- THE PROBLEM -
Everything from the first line to the line containing "import plotly.graph_objects as go" is to be repeated exactly; nothing past it.

- DATA PROVIDED -
** Begin **

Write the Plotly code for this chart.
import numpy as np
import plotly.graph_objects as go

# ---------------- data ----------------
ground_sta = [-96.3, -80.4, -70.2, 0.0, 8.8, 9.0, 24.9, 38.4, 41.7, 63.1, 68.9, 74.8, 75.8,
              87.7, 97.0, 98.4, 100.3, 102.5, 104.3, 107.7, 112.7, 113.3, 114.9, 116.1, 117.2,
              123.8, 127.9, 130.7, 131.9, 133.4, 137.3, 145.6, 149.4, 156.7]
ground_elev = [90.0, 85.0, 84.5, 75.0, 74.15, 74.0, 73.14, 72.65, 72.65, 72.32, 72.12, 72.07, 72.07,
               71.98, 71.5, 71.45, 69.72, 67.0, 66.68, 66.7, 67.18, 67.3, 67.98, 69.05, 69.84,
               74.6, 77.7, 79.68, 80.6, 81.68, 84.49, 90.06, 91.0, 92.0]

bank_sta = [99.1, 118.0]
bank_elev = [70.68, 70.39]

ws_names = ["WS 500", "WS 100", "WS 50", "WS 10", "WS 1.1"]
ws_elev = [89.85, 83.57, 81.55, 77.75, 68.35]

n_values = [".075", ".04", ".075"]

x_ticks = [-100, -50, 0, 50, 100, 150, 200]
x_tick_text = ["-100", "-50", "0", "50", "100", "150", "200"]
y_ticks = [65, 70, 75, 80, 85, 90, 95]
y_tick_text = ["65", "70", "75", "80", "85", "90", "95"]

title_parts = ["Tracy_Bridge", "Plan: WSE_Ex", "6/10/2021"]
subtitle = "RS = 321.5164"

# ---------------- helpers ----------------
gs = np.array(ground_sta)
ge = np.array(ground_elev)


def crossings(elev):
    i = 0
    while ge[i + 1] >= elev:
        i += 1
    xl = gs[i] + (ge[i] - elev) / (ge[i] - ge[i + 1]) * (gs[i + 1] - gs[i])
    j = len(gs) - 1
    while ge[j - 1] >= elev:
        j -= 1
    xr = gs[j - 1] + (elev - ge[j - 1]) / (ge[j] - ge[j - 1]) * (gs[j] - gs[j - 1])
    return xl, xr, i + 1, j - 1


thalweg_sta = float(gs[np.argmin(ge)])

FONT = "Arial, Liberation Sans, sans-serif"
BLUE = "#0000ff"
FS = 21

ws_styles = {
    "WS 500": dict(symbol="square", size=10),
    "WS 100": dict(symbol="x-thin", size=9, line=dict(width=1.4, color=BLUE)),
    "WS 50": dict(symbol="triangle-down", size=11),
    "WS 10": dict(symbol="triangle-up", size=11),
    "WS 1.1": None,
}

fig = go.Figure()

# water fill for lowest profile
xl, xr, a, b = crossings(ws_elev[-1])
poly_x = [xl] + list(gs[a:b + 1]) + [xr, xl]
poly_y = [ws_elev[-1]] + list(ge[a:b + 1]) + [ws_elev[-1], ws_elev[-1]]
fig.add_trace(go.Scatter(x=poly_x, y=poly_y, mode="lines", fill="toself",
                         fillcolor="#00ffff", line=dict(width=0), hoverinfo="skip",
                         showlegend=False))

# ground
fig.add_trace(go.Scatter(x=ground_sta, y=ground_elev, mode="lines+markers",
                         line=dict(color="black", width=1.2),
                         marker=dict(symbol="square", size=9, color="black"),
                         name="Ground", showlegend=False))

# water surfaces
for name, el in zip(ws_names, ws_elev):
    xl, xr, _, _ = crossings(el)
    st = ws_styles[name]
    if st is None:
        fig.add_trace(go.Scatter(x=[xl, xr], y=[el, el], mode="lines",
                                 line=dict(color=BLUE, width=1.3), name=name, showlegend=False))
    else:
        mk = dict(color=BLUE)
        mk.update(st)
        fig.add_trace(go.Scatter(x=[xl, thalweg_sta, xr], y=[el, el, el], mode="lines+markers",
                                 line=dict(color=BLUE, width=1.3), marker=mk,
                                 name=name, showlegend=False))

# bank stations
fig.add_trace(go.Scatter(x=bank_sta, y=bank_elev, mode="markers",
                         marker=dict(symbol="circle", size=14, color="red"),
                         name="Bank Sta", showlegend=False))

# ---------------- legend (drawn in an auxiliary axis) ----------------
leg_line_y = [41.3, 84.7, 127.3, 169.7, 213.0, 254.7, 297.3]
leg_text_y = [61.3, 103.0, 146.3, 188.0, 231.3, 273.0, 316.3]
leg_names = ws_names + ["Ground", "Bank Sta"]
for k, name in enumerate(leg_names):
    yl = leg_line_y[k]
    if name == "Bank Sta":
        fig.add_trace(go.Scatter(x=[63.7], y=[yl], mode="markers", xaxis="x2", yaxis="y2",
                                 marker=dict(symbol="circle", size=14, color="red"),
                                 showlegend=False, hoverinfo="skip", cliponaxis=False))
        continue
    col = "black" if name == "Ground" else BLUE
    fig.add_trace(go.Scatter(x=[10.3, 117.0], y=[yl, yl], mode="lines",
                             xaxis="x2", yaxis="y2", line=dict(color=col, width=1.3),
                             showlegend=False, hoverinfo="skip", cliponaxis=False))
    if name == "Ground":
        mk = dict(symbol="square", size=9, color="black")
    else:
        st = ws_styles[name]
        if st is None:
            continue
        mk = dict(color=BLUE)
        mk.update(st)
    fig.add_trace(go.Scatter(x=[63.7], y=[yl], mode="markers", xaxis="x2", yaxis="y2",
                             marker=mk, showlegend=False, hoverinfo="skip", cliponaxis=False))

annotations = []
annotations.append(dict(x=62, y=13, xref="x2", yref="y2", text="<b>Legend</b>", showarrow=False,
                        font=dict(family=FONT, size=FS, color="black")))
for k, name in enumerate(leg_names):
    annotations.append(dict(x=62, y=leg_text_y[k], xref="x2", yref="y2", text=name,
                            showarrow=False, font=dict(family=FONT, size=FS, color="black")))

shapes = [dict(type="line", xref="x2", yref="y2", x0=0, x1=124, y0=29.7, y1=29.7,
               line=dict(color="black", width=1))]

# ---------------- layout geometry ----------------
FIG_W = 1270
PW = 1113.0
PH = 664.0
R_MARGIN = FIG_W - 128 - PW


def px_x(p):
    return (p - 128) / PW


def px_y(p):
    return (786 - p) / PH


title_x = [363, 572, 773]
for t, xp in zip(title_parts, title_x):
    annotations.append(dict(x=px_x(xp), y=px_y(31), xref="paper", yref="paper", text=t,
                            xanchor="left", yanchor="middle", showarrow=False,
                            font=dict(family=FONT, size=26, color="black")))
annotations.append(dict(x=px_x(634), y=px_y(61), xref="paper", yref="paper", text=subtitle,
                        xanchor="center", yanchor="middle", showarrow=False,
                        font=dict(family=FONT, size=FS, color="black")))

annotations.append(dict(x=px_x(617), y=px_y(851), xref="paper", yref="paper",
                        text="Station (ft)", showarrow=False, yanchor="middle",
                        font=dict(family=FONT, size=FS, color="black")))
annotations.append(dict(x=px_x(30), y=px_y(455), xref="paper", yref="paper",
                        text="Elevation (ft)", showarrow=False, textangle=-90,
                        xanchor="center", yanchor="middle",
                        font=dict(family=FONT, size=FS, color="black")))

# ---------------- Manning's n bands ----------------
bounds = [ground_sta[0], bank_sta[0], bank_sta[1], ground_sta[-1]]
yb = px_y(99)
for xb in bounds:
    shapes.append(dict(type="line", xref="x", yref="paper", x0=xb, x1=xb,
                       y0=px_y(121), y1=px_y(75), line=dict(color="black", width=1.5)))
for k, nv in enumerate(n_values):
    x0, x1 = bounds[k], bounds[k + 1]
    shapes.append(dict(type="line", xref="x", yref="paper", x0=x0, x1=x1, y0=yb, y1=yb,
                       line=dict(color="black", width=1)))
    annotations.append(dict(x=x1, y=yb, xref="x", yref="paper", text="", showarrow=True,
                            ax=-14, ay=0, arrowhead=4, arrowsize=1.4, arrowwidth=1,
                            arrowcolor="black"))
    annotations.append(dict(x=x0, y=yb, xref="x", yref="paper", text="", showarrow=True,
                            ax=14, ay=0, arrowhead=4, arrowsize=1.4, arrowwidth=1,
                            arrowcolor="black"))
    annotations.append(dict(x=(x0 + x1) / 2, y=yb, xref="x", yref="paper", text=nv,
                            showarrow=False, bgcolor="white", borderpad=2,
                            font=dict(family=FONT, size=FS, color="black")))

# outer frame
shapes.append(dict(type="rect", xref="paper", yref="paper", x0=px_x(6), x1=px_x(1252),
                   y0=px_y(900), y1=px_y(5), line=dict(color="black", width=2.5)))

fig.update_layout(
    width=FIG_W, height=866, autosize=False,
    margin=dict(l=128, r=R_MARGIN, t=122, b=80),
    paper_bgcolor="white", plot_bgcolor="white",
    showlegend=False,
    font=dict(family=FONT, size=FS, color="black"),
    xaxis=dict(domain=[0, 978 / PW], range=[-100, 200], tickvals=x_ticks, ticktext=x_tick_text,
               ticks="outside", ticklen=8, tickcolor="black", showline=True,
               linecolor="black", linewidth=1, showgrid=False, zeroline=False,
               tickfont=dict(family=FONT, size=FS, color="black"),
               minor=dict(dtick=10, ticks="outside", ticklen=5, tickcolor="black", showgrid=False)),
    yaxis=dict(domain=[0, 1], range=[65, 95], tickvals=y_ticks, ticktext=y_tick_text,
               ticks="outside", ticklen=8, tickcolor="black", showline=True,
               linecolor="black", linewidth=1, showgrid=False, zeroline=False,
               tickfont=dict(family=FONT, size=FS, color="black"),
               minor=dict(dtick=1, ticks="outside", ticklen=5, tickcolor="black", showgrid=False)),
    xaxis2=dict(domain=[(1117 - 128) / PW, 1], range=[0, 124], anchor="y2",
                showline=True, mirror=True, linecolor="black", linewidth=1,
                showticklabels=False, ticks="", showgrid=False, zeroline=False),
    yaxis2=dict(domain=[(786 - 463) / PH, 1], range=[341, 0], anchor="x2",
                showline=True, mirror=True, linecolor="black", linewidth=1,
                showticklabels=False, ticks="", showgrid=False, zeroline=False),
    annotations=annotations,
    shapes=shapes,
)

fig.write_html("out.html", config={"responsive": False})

** End **

- SOLUTION TO THIS EXERCISE -
Write the Plotly code for this chart.
import numpy as np
import plotly.graph_objects as go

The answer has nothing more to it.